What is a box-type resistance furnace used for? What are the advantages and disadvantages of a box-type resistance furnace?
Box-type resistance furnace It is a piece of equipment widely used in both laboratory settings and industrial production, primarily for conducting small-scale experiments and for processes such as material sintering, annealing, ashing, and tempering. Its design comprises key components including the furnace body, furnace chamber, heating elements, temperature-sensing elements, and control instrumentation, thereby ensuring reliability and flexibility in a wide range of material-processing and quality-testing applications.

I. What is a box-type resistance furnace used for?
Box-type resistance furnaces are a common type of electric furnace, available in vertical, horizontal, split, and monolithic configurations. Temperature ranges typically include below 1,200°C, 1,400°C, 1,600°C, 1,700°C, and 1,800°C, with resistance wires, silicon carbide rods, and silicon molybdenum rods serving as heating elements—choices that can be tailored to specific application needs. In addition to conventional air-atmosphere heating, box-type furnaces can also be configured for controlled-atmosphere operation or for sealed, vacuum-evacuated environments, offering a wide variety of designs. So, what exactly is a box-type resistance furnace used for?
1. Box-type resistance furnaces can be used in the heat-processing, cement, and building-materials industries for the heat treatment or processing of small workpieces.

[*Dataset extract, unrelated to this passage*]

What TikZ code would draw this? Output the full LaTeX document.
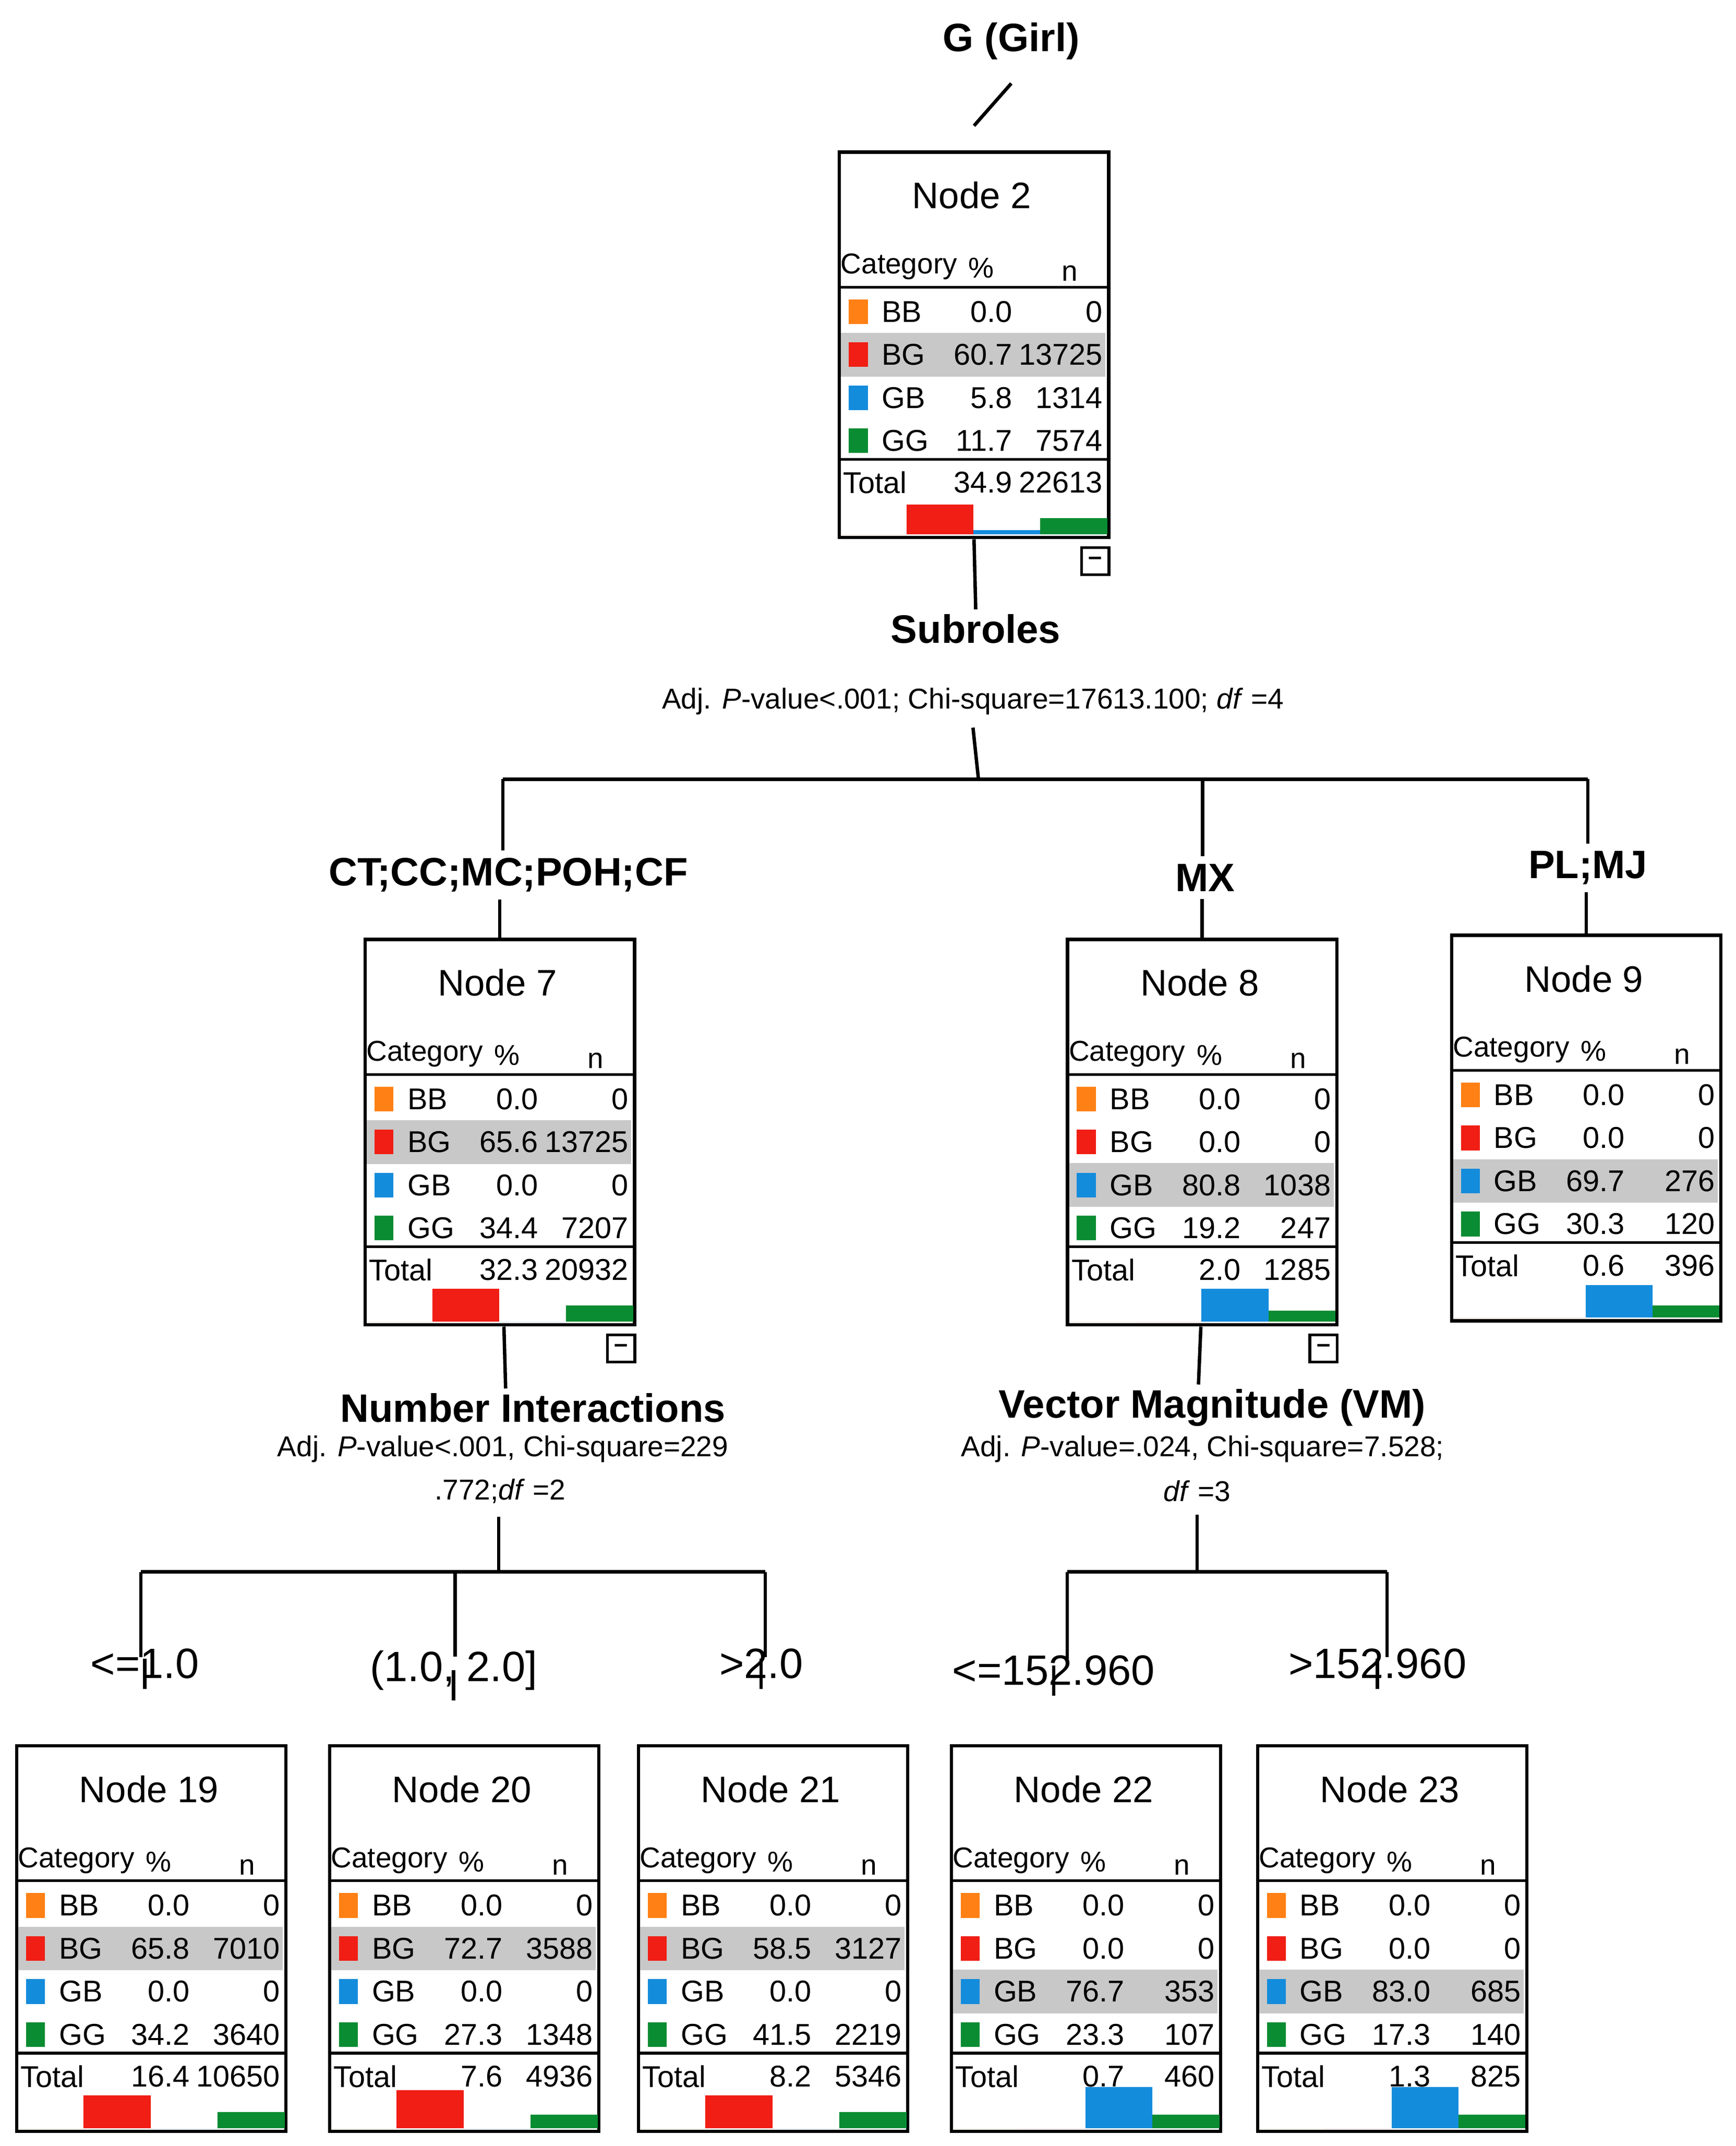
\documentclass[tikz,border=0pt]{standalone}
\usepackage{fontspec}
\setmainfont{Liberation Sans}
\definecolor{cBB}{RGB}{255,128,20}
\definecolor{cBG}{RGB}{240,30,20}
\definecolor{cGB}{RGB}{20,140,220}
\definecolor{cGG}{RGB}{10,140,50}
\definecolor{band}{RGB}{200,200,200}
\newcommand\fs[1]{\fontsize{#1}{#1}\selectfont}
\tikzset{
  box/.style={draw,line width=2.5pt,minimum width=197pt,minimum height=282pt,anchor=north west,inner sep=0pt},
  rowt/.style={font=\fs{22}},
  lab/.style={font=\bfseries\fs{29}},
  stat/.style={font=\fs{21}},
  conn/.style={line width=2.5pt},
  minus/.style={draw,line width=2pt,minimum size=20pt,inner sep=0pt,font=\bfseries\fs{18}}
}
% #1 name #2 x #3 y #4 number #5 rows #6 tot pct #7 tot n #8 highlighted row #9 bar heights
\newcommand\tnode[9]{%
 \begin{scope}[shift={(#2,#3)}]
  \fill[band] (1,{118+31.5*(#8-1)-16}) rectangle (196,{118+31.5*(#8-1)+16});
  \node[box,name=#1] at (0,0) {};
  \node[font=\fs{27}] at (98,33) {Node #4};
  \node[font=\fs{21},anchor=west,inner sep=0] at (2,85) {Category};
  \node[font=\fs{21}] at (105,86) {\%};
  \node[font=\fs{21}] at (170,90) {n};
  \draw[line width=2pt] (0,100) -- (197,100);
  \draw[line width=2pt] (0,226) -- (197,226);
  \foreach \c/\l/\p/\n [count=\k] in {#5}{
    \fill[\c] (8,{118+31.5*(\k-1)-9}) rectangle (22,{118+31.5*(\k-1)+9});
    \node[rowt,anchor=west,inner sep=0] at (32,{118+31.5*(\k-1)}) {\l};
    \node[rowt,anchor=east,inner sep=0] at (128,{118+31.5*(\k-1)}) {\p};
    \node[rowt,anchor=east,inner sep=0] at (194,{118+31.5*(\k-1)}) {\n};
  }
  \node[rowt,anchor=west,inner sep=0] at (4,243) {Total};
  \node[rowt,anchor=east,inner sep=0] at (128,243) {#6};
  \node[rowt,anchor=east,inner sep=0] at (194,243) {#7};
  \foreach \h/\c [count=\i from 0] in {#9}{
    \fill[\c] ({1.25+\i*49},281) rectangle ({1.25+(\i+1)*49},{281-\h});
  }
 \end{scope}}
\begin{document}
\begin{tikzpicture}[x=1pt,y=-1pt]
\useasboundingbox (0,0) rectangle (1270,1570);
\fill[white] (0,0) rectangle (1270,1570);
% top
\node[lab] (g) at (740,30) {G (Girl)};
\tnode{n2}{613}{110}{2}{cBB/BB/0.0/0,cBG/BG/60.7/13725,cGB/GB/5.8/1314,cGG/GG/11.7/7574}{34.9}{22613}{2}{0/cBB,22/cBG,3/cGB,12/cGG}
\node[minus] at ([shift={(-11,16)}]n2.south east) {--};
\draw[conn] ([yshift=-14pt]g.south) -- ([yshift=18pt]n2.north);
\node[lab] (s1) at (714,460) {Subroles};
\node[stat] (s1b) at (712,513) {Adj. \textit{P}-value<.001; Chi-square=17613.100; \textit{df} =4};
\draw[conn] (n2.south) -- (s1.north);
\coordinate (h0) at (716,570);
\coordinate (h1) at (368,570);
\coordinate (h2) at (880,570);
\coordinate (h3) at (1162,570);
\draw[conn] ([yshift=-6pt]s1b.south) -- (h0);
\draw[conn] (h1) -- (h3);
\node[lab] (l1) at (372,640) {CT;CC;MC;POH;CF};
\node[lab] (l2) at (882,642) {MX};
\node[lab] (l3) at (1162,635) {PL;MJ};
\draw[conn] (h1) -- ([yshift=2pt]l1.north-|h1);
\draw[conn] (h2) -- ([yshift=2pt]l2.north-|h2);
\draw[conn] (h3) -- ([yshift=2pt]l3.north-|h3);
\tnode{n7}{266}{686}{7}{cBB/BB/0.0/0,cBG/BG/65.6/13725,cGB/GB/0.0/0,cGG/GG/34.4/7207}{32.3}{20932}{2}{0/cBB,24/cBG,0/cGB,12/cGG}
\tnode{n8}{780}{686}{8}{cBB/BB/0.0/0,cBG/BG/0.0/0,cGB/GB/80.8/1038,cGG/GG/19.2/247}{2.0}{1285}{3}{0/cBB,0/cBG,24/cGB,8/cGG}
\tnode{n9}{1061}{683}{9}{cBB/BB/0.0/0,cBG/BG/0.0/0,cGB/GB/69.7/276,cGG/GG/30.3/120}{0.6}{396}{3}{0/cBB,0/cBG,24/cGB,9/cGG}
\node[minus] at ([shift={(-11,16)}]n7.south east) {--};
\node[minus] at ([shift={(-11,16)}]n8.south east) {--};
\draw[conn] ([yshift=-2pt]l1.south-|n7.north) -- (n7.north);
\draw[conn] ([yshift=-2pt]l2.south-|n8.north) -- (n8.north);
\draw[conn] ([yshift=-2pt]l3.south-|n9.north) -- (n9.north);
% Node 7 split
\node[lab] (s7) at (390,1030) {Number Interactions};
\node[stat] (s7b) at (368,1060) {Adj. \textit{P}-value<.001, Chi-square=229};
\node[stat] (s7c) at (366,1091) {.772;\textit{df} =2};
\draw[conn] ([xshift=3pt]n7.south) -- ([xshift=-20pt]s7.north);
\coordinate (k0) at (365,1150);
\coordinate (k1) at (103,1150);
\coordinate (k2) at (333,1150);
\coordinate (k3) at (560,1150);
\draw[conn] ([yshift=-6pt]s7c.south-|k0) -- (k0);
\draw[conn] (k1) -- (k3);
\node[lab,font=\fs{31}] (a1) at (106,1217) {<=1.0};
\node[lab,font=\fs{31}] (a2) at (332,1222) {(1.0, 2.0]};
\node[lab,font=\fs{31}] (a3) at (557,1217) {>2.0};
\draw[conn] (k1) -- ([yshift=-10pt]a1.north-|k1);
\draw[conn] (k2) -- ([yshift=-8pt]a2.north-|k2);
\draw[conn] (k3) -- ([yshift=-10pt]a3.north-|k3);
% Node 8 split
\node[lab] (s8) at (887,1030) {Vector Magnitude (VM)};
\node[stat] (s8b) at (880,1060) {Adj. \textit{P}-value=.024, Chi-square=7.528;};
\node[stat] (s8c) at (876,1091) {\textit{df} =3};
\draw[conn] ([xshift=-1pt]n8.south) -- ([xshift=-10pt]s8.north);
\coordinate (m0) at (876,1150);
\coordinate (m1) at (781,1150);
\coordinate (m2) at (1015,1150);
\draw[conn] ([yshift=-6pt]s8c.south-|m0) -- (m0);
\draw[conn] (m1) -- (m2);
\node[lab,font=\fs{31}] (b1) at (771,1222) {<=152.960};
\node[lab,font=\fs{31}] (b2) at (1008,1217) {>152.960};
\draw[conn] (m1) -- ([yshift=-8pt]b1.north-|m1);
\draw[conn] (m2) -- ([yshift=-10pt]b2.north-|m2);
% bottom nodes
\tnode{n19}{11}{1276}{19}{cBB/BB/0.0/0,cBG/BG/65.8/7010,cGB/GB/0.0/0,cGG/GG/34.2/3640}{16.4}{10650}{2}{0/cBB,24/cBG,0/cGB,12/cGG}
\tnode{n20}{240}{1276}{20}{cBB/BB/0.0/0,cBG/BG/72.7/3588,cGB/GB/0.0/0,cGG/GG/27.3/1348}{7.6}{4936}{2}{0/cBB,28/cBG,0/cGB,10/cGG}
\tnode{n21}{466}{1276}{21}{cBB/BB/0.0/0,cBG/BG/58.5/3127,cGB/GB/0.0/0,cGG/GG/41.5/2219}{8.2}{5346}{2}{0/cBB,24/cBG,0/cGB,12/cGG}
\tnode{n22}{695}{1276}{22}{cBB/BB/0.0/0,cBG/BG/0.0/0,cGB/GB/76.7/353,cGG/GG/23.3/107}{0.7}{460}{3}{0/cBB,0/cBG,30/cGB,10/cGG}
\tnode{n23}{919}{1276}{23}{cBB/BB/0.0/0,cBG/BG/0.0/0,cGB/GB/83.0/685,cGG/GG/17.3/140}{1.3}{825}{3}{0/cBB,0/cBG,30/cGB,10/cGG}
\draw[conn] ([yshift=-4pt]a1.south) -- ([yshift=18pt]a1.south) ;
\draw[conn] ([yshift=-4pt]a2.south) -- ([yshift=18pt]a2.south) ;
\draw[conn] ([yshift=-4pt]a3.south) -- ([yshift=18pt]a3.south) ;
\draw[conn] ([yshift=-4pt]b1.south) -- ([yshift=18pt]b1.south) ;
\draw[conn] ([yshift=-4pt]b2.south) -- ([yshift=18pt]b2.south) ;
\path (n19.north) (n20.north) (n21.north) (n22.north) (n23.north);
\end{tikzpicture}
\end{document}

2. This national-standard, energy-efficient box-type resistance furnace is primarily used for heat treatment processes such as normalizing, quenching, and annealing of alloy steel products and various metal components, as well as for high-temperature sintering of cutting blades made of materials such as diamond. It is also suitable for quenching, normalizing, annealing, and tempering heating of workpieces made of carbon steel, alloy steel, high-manganese steel, high-chromium steel, and other materials.
3. Box-type resistance furnaces can be used for the heat treatment of small parts, springs, and dies; high-temperature box-type resistance furnaces typically reach temperatures of up to 1,800°C.
II. What are the advantages and disadvantages of box-type resistance furnaces?
Now that we’ve understood the function of a box-type resistance furnace, let’s examine its advantages and disadvantages.
1. Advantages of Box-Type Resistance Furnaces
Box-type resistance furnaces offer advantages such as rapid heating, uniform temperature distribution, and long service life, and their furnace chamber dimensions can be custom-designed to meet specific requirements.
2. Disadvantages of Box-Type Resistance Furnaces
Box-type resistance furnaces also have several drawbacks, such as insufficient temperature-control accuracy and low energy efficiency.
III. Structural Features of Box-Type Resistance Furnaces
1. The exterior is coated with high-temperature and corrosion-resistant paint.
2. The control console is equipped with an intelligent PID digital display controller, offering excellent stability and high accuracy, and is fitted with an ammeter; its design is novel and innovative.
3. The furnace door is thickened and reinforced to prevent deformation.
4. The furnace lining is made of high-quality thermal insulation cotton, providing excellent heat retention.
5. Real-time furnace temperature monitoring function (displays the actual furnace temperature even when heating is off, facilitating continuous observation of furnace temperature conditions).
6. Simple wiring, clear diagrams, and easy operation.
7. Features overload protection and short-circuit protection.
8. The furnace shell is fabricated by edge-bending and welding high-quality steel plates, while the working chamber is a fire-resistant masonry hearth containing the heating elements; the space between the furnace and the shell is lined with thermal insulation material.